Accettare di essere creature di Dio
Un giorno una parola – commento a I Re 8, 27
Salomone disse: «Ma è proprio vero che Dio abita sulla terra? Ecco i cieli e i cieli dei cieli non possono contenerti, tanto meno questa casa che io ho costruita!»
I Re 8, 27
Ma l’ora viene, anzi è già venuta, che i veri adoratori adoreranno il Padre in spirito e verità
Giovanni 4, 23
Mi ha sempre fatto sorridere il bisogno di qualcuno di leggere la Bibbia come un testo di scienza e mi farebbe tenerezza se questo non adombrasse derive pericolose. Mi sembra un atteggiamento da bambini, che non riescono a capire il senso di una narrazione, e che hanno bisogno di conferme per non cedere all’angoscia. Vero, la realtà sa essere angosciante, anche nei suoi aspetti più ordinari e normali.
L’alternarsi dei cambiamenti, della vita e della morte nelle loro continue trasformazioni l’una nell’altra, con il loro carico di violenza e sofferenza, ingenera ansia, e la tentazione di sedare quest’ultima tramite facili letture generatrici di comode certezze può essere forte. Ma trarre dalla Bibbia responsi pseudoscientifici equivale a trattarla come un libro di magia e rifiutare uno dei suoi messaggi: la vita deve essere una ricerca sincera della verità, anche perché in essa si concretizza l’accettazione del proprio ruolo di creatura di Dio.
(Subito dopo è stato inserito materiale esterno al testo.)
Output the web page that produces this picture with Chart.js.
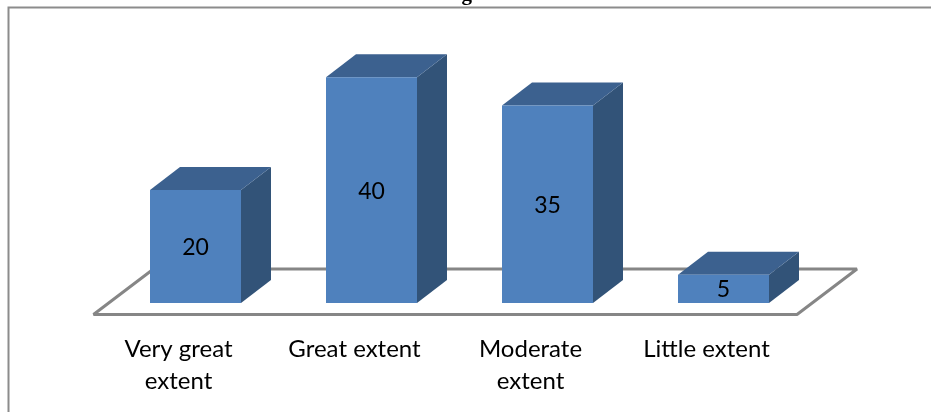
<!DOCTYPE html>
<html>
<head>
<meta charset="utf-8">
<title>Extent chart</title>
<style>
  html, body { margin: 0; padding: 0; background: #fff; overflow: hidden; }
  canvas { display: block; }
</style>
<script src="https://cdn.jsdelivr.net/npm/chart.js@4"></script>
</head>
<body>
<canvas id="extentChart" width="931" height="412"></canvas>
<script>
const categories = [['Very great', 'extent'], 'Great extent', ['Moderate', 'extent'], 'Little extent'];
const responses = [20, 40, 35, 5];
const headingText = 'Focus on mission and vision being the based basis of the financial institution';

const frameColor = '#8c8c8c';
const floorColor = '#868686';
const frontColor = '#4f81bd';
const topColor = '#3c618f';
const sideColor = '#325378';
const labelFont = '23px Lato, "Open Sans", sans-serif';

// depth of the bar box and of the floor it stands on
const barDepth = { x: 30, y: 23 };
const floorInset = { left: -14, right: -14.5, front: 11.5, back: -34, shift: 60 };

function polygon(ctx, points, fill) {
    ctx.beginPath();
    points.forEach((p, i) => (i ? ctx.lineTo(p[0], p[1]) : ctx.moveTo(p[0], p[1])));
    ctx.closePath();
    ctx.fillStyle = fill;
    ctx.fill();
}

const boxPlugin = {
    id: 'box',
    // frame, floor and the two hidden faces go under the library's bars
    beforeDatasetsDraw(chart) {
        const ctx = chart.ctx;
        const xs = chart.scales.x;
        const base = chart.scales.y.getPixelForValue(0);

        ctx.save();
        ctx.strokeStyle = frameColor;
        ctx.lineWidth = 2;
        ctx.beginPath();
        ctx.moveTo(8.5, 412);
        ctx.lineTo(8.5, 7.5);
        ctx.lineTo(931, 7.5);
        ctx.stroke();

        const fl = xs.left + floorInset.left;
        const fr = xs.right + floorInset.right;
        const front = base + floorInset.front;
        const back = base + floorInset.back;
        ctx.strokeStyle = floorColor;
        ctx.lineWidth = 3;
        ctx.lineJoin = 'bevel';
        ctx.beginPath();
        ctx.moveTo(fl, front);
        ctx.lineTo(fr, front);
        ctx.lineTo(fr + floorInset.shift, back);
        ctx.lineTo(fl + floorInset.shift, back);
        ctx.closePath();
        ctx.stroke();

        chart.getDatasetMeta(0).data.forEach(bar => {
            const left = bar.x - bar.width / 2;
            const right = bar.x + bar.width / 2;
            const dx = barDepth.x;
            const dy = barDepth.y;
            polygon(ctx, [[right, bar.y], [right + dx, bar.y - dy], [right + dx, base - dy], [right, base]], sideColor);
            polygon(ctx, [[left, bar.y], [left + dx, bar.y - dy], [right + dx, bar.y - dy], [right, bar.y]], topColor);
        });

        // heading of the page above the frame, cut by the top edge
        ctx.fillStyle = '#000';
        ctx.font = 'bold 21px "Liberation Serif", serif';
        ctx.textAlign = 'left';
        ctx.textBaseline = 'alphabetic';
        ctx.fillText(headingText, 168, 0);
        ctx.restore();
    },
    afterDatasetsDraw(chart) {
        const ctx = chart.ctx;
        ctx.save();
        ctx.fillStyle = '#000';
        ctx.font = labelFont;
        ctx.textAlign = 'center';
        ctx.textBaseline = 'middle';
        chart.getDatasetMeta(0).data.forEach((bar, i) => {
            ctx.fillText(String(responses[i]), bar.x, (bar.y + bar.base) / 2 + 1);
        });
        ctx.restore();
    }
};

new Chart(document.getElementById('extentChart').getContext('2d'), {
    type: 'bar',
    data: {
        labels: categories,
        datasets: [{
            data: responses,
            backgroundColor: frontColor,
            borderWidth: 0,
            barPercentage: 1,
            categoryPercentage: 91 / 176
        }]
    },
    plugins: [boxPlugin],
    options: {
        responsive: false,
        animation: false,
        layout: { padding: { left: 107.5, right: 119.5, top: 49, bottom: 0 } },
        plugins: {
            legend: { display: false },
            tooltip: { enabled: false }
        },
        scales: {
            x: {
                grid: { display: false },
                border: { display: false },
                afterFit(scale) { scale.height = 109; },
                ticks: {
                    autoSkip: false,
                    maxRotation: 0,
                    minRotation: 0,
                    padding: 22,
                    labelOffset: -17,
                    color: '#000',
                    font: { family: 'Lato, "Open Sans", sans-serif', size: 24, lineHeight: 1.33 }
                }
            },
            y: {
                display: false,
                min: 0,
                max: 45
            }
        }
    }
});
</script>
</body>
</html>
L’idea che un pensiero scientifico possa essere in qualche modo offensivo per Dio implica il retropensiero che in qualche modo lo attinga e lo minacci, come se le nostre opinioni potessero in qualche modo interferire con la sua volontà. È un attribuirsi (forse anche un po’ comicamente) il ruolo di difensore di Dio, come se leggi naturali fossero in qualche modo stabilite a suo dispetto, come se un piccolo essere si arrogasse il ruolo di protettore e di garante della stessa divinità. A ben vedere, l’atto di superbia, non è certo di chi pratica la scienza, ma di chi pretende di rinchiudere nella propria mente ristretta un Dio che né il cielo né la terra possono contenere. Amen.